In a sense, the characters are cliches (more charitably, archetypes) defined by their idiom, and part of the fun the film is watching this post-modern mixing of characters who don't really belong in the same film together: a conversation, say, between Dignan from Bottle Rocket and Hannibal Lecter. And the characters talk past each other, not for the reason normal people talk past each other, but because they're sort of in parallel dimensions, dialogue-wise.

It sounds like this guy Bardem was doing something a bit similar, but perhaps it was too jarring or out of place...?

Jon Hastings said...

Not so much jarring and out of place, as one noted and extended past it's welcome. A lot of the times the highly stylized Coen characters have one (or two) big scene(s) and then they're out of there (Jesus in Lebowski or Shaloub in Man Who Wasn't, but Bardem has at least two too many.

I should say, all of the other fans of the movie are really jazzed on his performance...

Anonymous said...

Can anyone tell me what happened during the scene when tommy lee jones character did not see the killer in the room? Only thing that has me puzzled about the film.

Anonymous said...

dmoney, i think he gets out there from the bathroom window (though i think it's locked from inside) :(

can anyone transcript what chigurh says when carla jean refuses to call?

i heard he saying something like "oh i got to hear the same they're calling there"... but it doesn't make no sense to me.

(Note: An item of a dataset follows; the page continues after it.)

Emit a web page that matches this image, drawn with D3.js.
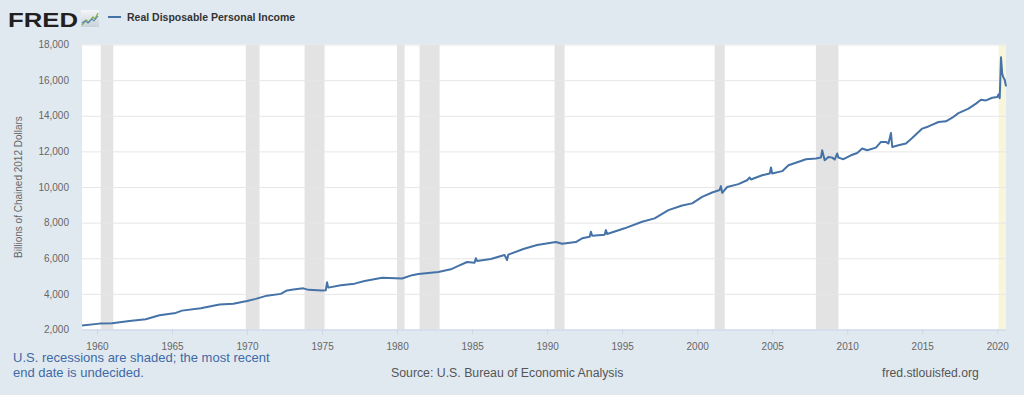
<!DOCTYPE html>
<html>
<head>
<meta charset="utf-8">
<script src="https://cdn.jsdelivr.net/npm/d3@7"></script>
<style>
  body { margin: 0; background: #e1e9f0; }
  svg { display: block; font-family: "Liberation Sans", Arial, Helvetica, sans-serif; }
</style>
</head>
<body>
<svg id="chart" width="1024" height="395"></svg>
<script>
var seriesName = "Real Disposable Personal Income";
var yTitle = "Billions of Chained 2012 Dollars";

var months = [
  "1959-01","1960-03","1961-01","1962-03","1963-04","1964-03","1965-04","1965-09",
  "1966-12","1968-03","1969-02","1970-01","1970-08","1971-05","1972-04","1972-09",
  "1973-02","1973-10","1974-02","1975-01","1975-04","1975-05","1975-06","1976-04",
  "1977-03","1977-11","1979-01","1979-12","1980-05","1981-01","1981-06","1982-10",
  "1983-08","1984-02","1984-09","1985-03","1985-04","1985-05","1986-04","1987-03",
  "1987-05","1987-06","1988-06","1989-05","1990-08","1991-01","1991-12","1992-05",
  "1992-11","1992-12","1993-01","1993-11","1993-12","1994-01","1995-03","1996-05",
  "1997-03","1998-02","1999-01","1999-09","2000-05","2001-01","2001-07","2001-08",
  "2001-09","2002-01","2002-10","2003-05","2003-07","2003-08","2004-05","2004-11",
  "2004-12","2005-01","2005-09","2006-02","2006-12","2007-04","2007-12","2008-04",
  "2008-05","2008-07","2008-10","2009-01","2009-03","2009-05","2009-06","2009-10",
  "2010-04","2010-09","2011-01","2011-05","2011-12","2012-04","2012-08","2012-10",
  "2012-12","2013-01","2013-06","2013-12","2014-05","2015-01","2015-06","2016-02",
  "2016-08","2017-01","2017-06","2018-02","2018-08","2018-12","2019-04","2019-09",
  "2020-01","2020-02","2020-03","2020-04","2020-05","2020-06","2020-07","2020-08"
];
var values = [
  2230, 2330, 2355, 2480, 2580, 2800, 2930, 3060,
  3190, 3400, 3440, 3600, 3720, 3900, 4000, 4190,
  4240, 4310, 4225, 4190, 4200, 4650, 4350, 4480,
  4575, 4725, 4910, 4880, 4860, 5050, 5120, 5230,
  5380, 5570, 5790, 5750, 6000, 5850, 5960, 6185,
  5900, 6200, 6520, 6745, 6910, 6815, 6910, 7120,
  7210, 7490, 7260, 7320, 7580, 7360, 7680, 8050,
  8240, 8700, 8965, 9080, 9450, 9690, 9830, 10050,
  9670, 10000, 10160, 10380, 10530, 10420, 10660, 10760,
  11090, 10760, 10890, 11220, 11460, 11560, 11600, 11650,
  12060, 11500, 11690, 11650, 11540, 11880, 11650, 11560,
  11780, 11910, 12160, 12060, 12210, 12530, 12530, 12440,
  13030, 12250, 12340, 12440, 12750, 13280, 13400, 13650,
  13690, 13890, 14150, 14400, 14680, 14900, 14860, 15010,
  15050, 15200, 14980, 17280, 16360, 16130, 16020, 15650
];

// NBER recessions; the last one has no end date yet
var recStart = ["1960-04","1969-12","1973-11","1980-01","1981-07","1990-07","2001-03","2007-12","2020-02"];
var recEnd   = ["1961-02","1970-11","1975-03","1980-07","1982-11","1991-03","2001-11","2009-06","2020-08"];

var xTickYears = [1960, 1965, 1970, 1975, 1980, 1985, 1990, 1995, 2000, 2005, 2010, 2015, 2020];
var yTicks = [2000, 4000, 6000, 8000, 10000, 12000, 14000, 16000, 18000];

var noteLines = ["U.S. recessions are shaded; the most recent", "end date is undecided."];
var sourceText = "Source: U.S. Bureau of Economic Analysis";
var siteText = "fred.stlouisfed.org";

var plot = {left: 82, right: 1006, top: 44.5, bottom: 329.5};
var parseMonth = d3.timeParse("%Y-%m");

var data = months.map(function(m, i) { return {date: parseMonth(m), value: values[i]}; });

var svg = d3.select("#chart");

var x = d3.scaleTime()
    .domain([parseMonth(months[0]), parseMonth(months[months.length - 1])])
    .range([plot.left, plot.right]);
var y = d3.scaleLinear()
    .domain([yTicks[0], yTicks[yTicks.length - 1]])
    .range([plot.bottom, plot.top]);

// plot background
svg.append("rect")
  .attr("x", plot.left).attr("y", plot.top)
  .attr("width", plot.right - plot.left)
  .attr("height", plot.bottom - plot.top)
  .attr("fill", "#ffffff");

// recession shading
svg.append("g").selectAll("rect")
  .data(recStart)
  .join("rect")
  .attr("x", function(d) { return x(parseMonth(d)); })
  .attr("y", plot.top)
  .attr("width", function(d, i) { return x(parseMonth(recEnd[i])) - x(parseMonth(d)); })
  .attr("height", plot.bottom - plot.top)
  .attr("fill", function(d, i) { return i === recStart.length - 1 ? "#f7f5dc" : "#e3e3e3"; });

// y grid + labels
var yAxis = d3.axisLeft(y)
    .tickValues(yTicks)
    .tickSize(-(plot.right - plot.left))
    .tickPadding(13)
    .tickFormat(d3.format(","));
var gy = svg.append("g")
  .attr("transform", "translate(" + plot.left + ",0)")
  .call(yAxis);
gy.select(".domain").remove();
gy.selectAll(".tick line").attr("stroke", "#e6e6e6").attr("stroke-width", 1);
gy.selectAll(".tick text")
  .attr("fill", "#666")
  .style("font-size", "10px")
  .style("font-family", "Liberation Sans, Arial, sans-serif");

// x axis
var xAxis = d3.axisBottom(x)
    .tickValues(xTickYears.map(function(yr) { return new Date(yr, 0, 1); }))
    .tickSize(5)
    .tickPadding(8)
    .tickFormat(d3.timeFormat("%Y"));
var gx = svg.append("g")
  .attr("transform", "translate(0," + plot.bottom + ")")
  .call(xAxis);
gx.select(".domain").attr("stroke", "#ccd6eb").attr("d", "M" + plot.left + ",0.5H" + plot.right);
gx.selectAll(".tick line").attr("stroke", "#ccd6eb");
gx.selectAll(".tick text")
  .attr("fill", "#666")
  .style("font-size", "10px")
  .style("font-family", "Liberation Sans, Arial, sans-serif");

// series line
var line = d3.line()
    .x(function(d) { return x(d.date); })
    .y(function(d) { return y(d.value); });
svg.append("path")
  .datum(data)
  .attr("fill", "none")
  .attr("stroke", "#4572a7")
  .attr("stroke-width", 2)
  .attr("stroke-linejoin", "round")
  .attr("d", line);

// y axis title
svg.append("text")
  .attr("transform", "translate(22," + ((plot.top + plot.bottom) / 2) + ") rotate(-90)")
  .attr("text-anchor", "middle")
  .attr("fill", "#666")
  .style("font-size", "10px")
  .text(yTitle);

// FRED logo
svg.append("text")
  .attr("x", 8).attr("y", 26.5)
  .attr("font-size", 21).attr("font-weight", 900)
  .attr("fill", "#231f20")
  .attr("textLength", 70).attr("lengthAdjust", "spacingAndGlyphs")
  .text("FRED");
var icon = svg.append("g").attr("transform", "translate(81,10)");
var grad = svg.append("defs").append("linearGradient")
  .attr("id", "logoBg").attr("x1", 0).attr("y1", 0).attr("x2", 0).attr("y2", 1);
grad.append("stop").attr("offset", "0").attr("stop-color", "#f4f6f8");
grad.append("stop").attr("offset", "1").attr("stop-color", "#c9d1d9");
icon.append("rect").attr("width", 18).attr("height", 17).attr("fill", "url(#logoBg)");
icon.append("polyline")
  .attr("points", "1,15 5,10 8,12 12,7 14,9 17,3")
  .attr("fill", "none").attr("stroke", "#7fae4a").attr("stroke-width", 1.3);
icon.append("polyline")
  .attr("points", "1,13 4,11 7,13 11,9 13,11 17,6")
  .attr("fill", "none").attr("stroke", "#5b86b8").attr("stroke-width", 1.1);

// legend
svg.append("line")
  .attr("x1", 108).attr("x2", 121).attr("y1", 17).attr("y2", 17)
  .attr("stroke", "#4572a7").attr("stroke-width", 2);
svg.append("text")
  .attr("x", 127).attr("y", 20.5)
  .attr("fill", "#333")
  .attr("font-weight", "bold")
  .style("font-size", "10.5px")
  .text(seriesName);

// footer
svg.append("g").selectAll("text")
  .data(noteLines)
  .join("text")
  .attr("x", 13)
  .attr("y", function(d, i) { return 362 + i * 15; })
  .attr("fill", "#3e6aa6")
  .style("font-size", "13px")
  .text(function(d) { return d; });
svg.append("text")
  .attr("x", 391).attr("y", 377)
  .attr("fill", "#555")
  .style("font-size", "12.3px")
  .text(sourceText);
svg.append("text")
  .attr("x", 882).attr("y", 377)
  .attr("fill", "#555")
  .style("font-size", "12.2px")
  .text(siteText);
</script>
</body>
</html>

can anyone tell what it is to me?

thanks in advance!

Anonymous said...

The story is simple if you’re looking for it. It’s all in the title “No Country for Old Men”, most people problems with the story come because they think the protagonist is Moss but it’s really Ed Tom. The story is about his time as a sheriff has pasted he’s always a step to slow a bit to disgusted by the events surrounding him being a sheriff. He no longer has the motivation or drive it takes to keep up with the violent events entailed in his job. In the scene with him explaining to the deputy about the couple killing old people the deputy laughs and that look he gives is the moral of the story he is repulsed by what is going on in the world and as a result he can’t properly do his job. Just pay attention at how he always arrives a second too late, when he gets to Moss’s house with the milk still sweating. He’s too late when he arrives at the hotel to find Moss dead, and best of all when he goes back to the hotel and Chigurh is behind the door he’s close to catching him but to slow and worn down to just look behind the door. There is an ending at the end the speech is him coming to terms with his retirement and eminent death from old age.